**Instructions to follow:** Omit the pictures and print exactly the lines of the listing below, starting at the first and ending at the line containing "const GRAY = '#808080';".

**Recorded information:**

** begin **

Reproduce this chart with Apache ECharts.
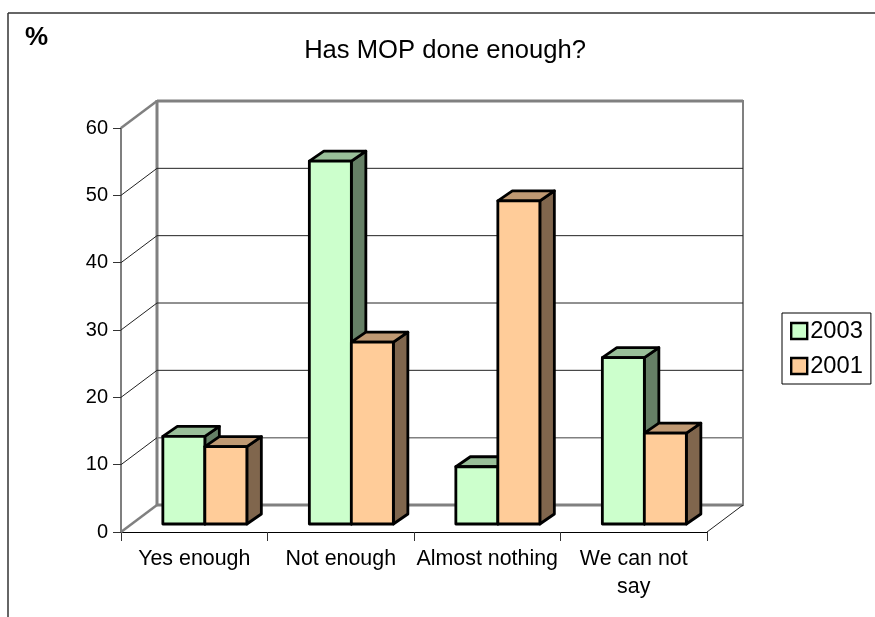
<!DOCTYPE html>
<html><head><meta charset="utf-8">
<style>html,body{margin:0;padding:0;background:#fff}#c{width:875px;height:617px}</style>
<script src="https://cdn.jsdelivr.net/npm/echarts@6/dist/echarts.min.js"></script>
</head><body><div id="c"></div>
<script>
const categories = ['Yes enough','Not enough','Almost nothing','We can not\nsay'];
const values2003 = [13, 53.9, 8.5, 24.7];
const values2001 = [11.5, 27, 48, 13.5];
const yTicks = [0,10,20,30,40,50,60];

const FONT = '"Liberation Sans", Arial, sans-serif';
const WALL_DX = 36, WALL_DY = 27;      // depth of the 3D box
const BASE_DX = 10.6, BASE_DY = 8;     // bar offset into the box
const BAR_DX = 14.5, BAR_DY = 10;      // depth of each bar
const BAR_W = 42;
const GRAY = '#808080';

function shade(c, k) {
  const n = parseInt(c.slice(1), 16);
  const f = s => Math.round(((n >> s) & 255) * k);
  return 'rgb(' + f(16) + ',' + f(8) + ',' + f(0) + ')';
}
function barItem(slot) {
  return function (params, api) {
    const base = api.coord([api.value(0), 0]);
    const top = api.coord([api.value(0), api.value(1)]);
    const x0 = base[0] + slot * BAR_W + BASE_DX;
    const x1 = x0 + BAR_W;
    const yb = base[1] - BASE_DY;
    const yt = top[1] - BASE_DY;
    const c = api.visual('color');
    const st = (fill) => ({ fill, stroke: '#000', lineWidth: 2.8, lineJoin: 'round' });
    return { type: 'group', children: [
      { type: 'polygon', shape: { points: [[x1,yb],[x1+BAR_DX,yb-BAR_DY],[x1+BAR_DX,yt-BAR_DY],[x1,yt]] }, style: st(shade(c,0.5)) },
      { type: 'polygon', shape: { points: [[x0,yt],[x0+BAR_DX,yt-BAR_DY],[x1+BAR_DX,yt-BAR_DY],[x1,yt]] }, style: st(shade(c,0.75)) },
      { type: 'rect', shape: { x: x0, y: yt, width: BAR_W, height: yb - yt }, style: st(c) }
    ]};
  };
}
function wallItem(params, api) {
  const v = api.value(1);
  const cs = params.coordSys;
  const y = api.coord([0, v])[1];
  const edge = v === 0 || v === yTicks[yTicks.length - 1];
  const x0 = cs.x, x1 = cs.x + cs.width;
  const backL = x0 + WALL_DX, backR = x1 + WALL_DX, by = y - WALL_DY;
  const col = edge || v === 10 ? GRAY : '#222';
  const kids = [
    { type: 'line', shape: { x1: x0, y1: y, x2: backL, y2: by }, style: { stroke: edge ? GRAY : '#222', lineWidth: edge ? 2.5 : 1 } },
    { type: 'line', shape: { x1: backL, y1: by, x2: backR, y2: by }, style: { stroke: col, lineWidth: edge ? 3 : (v === 10 ? 1.5 : 1) } }
  ];
  if (v === 0) {
    const topY = api.coord([0, yTicks[yTicks.length - 1]])[1] - WALL_DY;
    kids.push({ type: 'line', shape: { x1: backL, y1: by + 1, x2: backL, y2: topY - 1 }, style: { stroke: GRAY, lineWidth: 3 } });
    kids.push({ type: 'line', shape: { x1: backR, y1: by + 1, x2: backR, y2: topY - 1 }, style: { stroke: GRAY, lineWidth: 2 } });
    kids.push({ type: 'line', shape: { x1: x1, y1: y, x2: backR, y2: by }, style: { stroke: '#222', lineWidth: 1 } });
  }
  return { type: 'group', children: kids };
}

const chart = echarts.init(document.getElementById('c'), null, { renderer: 'canvas' });
chart.setOption({
  animation: false,
  backgroundColor: '#fff',
  textStyle: { fontFamily: FONT },
  title: [
    { text: 'Has MOP done enough?', left: 440, top: 33, textAlign: 'center',
      textStyle: { fontFamily: FONT, fontSize: 25.6, fontWeight: 'normal', color: '#000' } },
    { text: '%', left: 20, top: 20,
      textStyle: { fontFamily: FONT, fontSize: 26, fontWeight: 'bold', color: '#000' } }
  ],
  legend: {
    data: ['2003','2001'], orient: 'vertical', left: 782, top: 313,
    padding: [6, 8, 6, 8], itemGap: 11, itemWidth: 16, itemHeight: 16,
    icon: 'rect', borderColor: '#000', borderWidth: 1, backgroundColor: '#fff',
    textStyle: { fontFamily: FONT, fontSize: 23.7, color: '#000', padding: [2,0,0,-2] },
    itemStyle: { borderColor: '#000', borderWidth: 2.4 }
  },
  grid: { left: 121, right: 168, top: 128, bottom: 85, containLabel: false },
  xAxis: {
    type: 'category', data: categories,
    axisLine: { lineStyle: { color: '#000', width: 1 } },
    axisTick: { show: true, alignWithLabel: false, length: 9, lineStyle: { color: '#333', width: 1 } },
    axisLabel: { interval: 0, margin: 13, fontFamily: FONT, fontSize: 21.4, color: '#000', lineHeight: 28 }
  },
  yAxis: {
    type: 'value', min: 0, max: 60, interval: 10,
    splitLine: { show: false },
    axisLine: { show: true, lineStyle: { color: '#555', width: 1.5 } },
    axisTick: { show: true, length: 8, lineStyle: { color: '#333', width: 1 } },
    axisLabel: { margin: 13, fontFamily: FONT, fontSize: 20, color: '#000', padding: [2,0,0,0] }
  },
  series: [
    { type: 'custom', name: 'wall', silent: true, z: 1, clip: false, renderItem: wallItem,
      data: yTicks.map(v => [0, v]), encode: { x: 0, y: 1 } },
    { type: 'custom', name: '2003', z: 2, clip: false, renderItem: barItem(-1),
      itemStyle: { color: '#CCFFCC' }, encode: { x: 0, y: 1 },
      data: values2003.map((v, i) => [i, v]) },
    { type: 'custom', name: '2001', z: 3, clip: false, renderItem: barItem(0),
      itemStyle: { color: '#FFCC99' }, encode: { x: 0, y: 1 },
      data: values2001.map((v, i) => [i, v]) }
  ],
  graphic: [
    { type: 'line', shape: { x1: 8, y1: 13, x2: 875, y2: 13 }, style: { stroke: '#333', lineWidth: 1.5 } },
    { type: 'line', shape: { x1: 8, y1: 13, x2: 8, y2: 617 }, style: { stroke: '#333', lineWidth: 1.5 } }
  ]
});
</script></body></html>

** end **

**Solution to the problem:**
Reproduce this chart with Apache ECharts.
<!DOCTYPE html>
<html><head><meta charset="utf-8">
<style>html,body{margin:0;padding:0;background:#fff}#c{width:875px;height:617px}</style>
<script src="https://cdn.jsdelivr.net/npm/echarts@6/dist/echarts.min.js"></script>
</head><body><div id="c"></div>
<script>
const categories = ['Yes enough','Not enough','Almost nothing','We can not\nsay'];
const values2003 = [13, 53.9, 8.5, 24.7];
const values2001 = [11.5, 27, 48, 13.5];
const yTicks = [0,10,20,30,40,50,60];

const FONT = '"Liberation Sans", Arial, sans-serif';
const WALL_DX = 36, WALL_DY = 27;      // depth of the 3D box
const BASE_DX = 10.6, BASE_DY = 8;     // bar offset into the box
const BAR_DX = 14.5, BAR_DY = 10;      // depth of each bar
const BAR_W = 42;
const GRAY = '#808080';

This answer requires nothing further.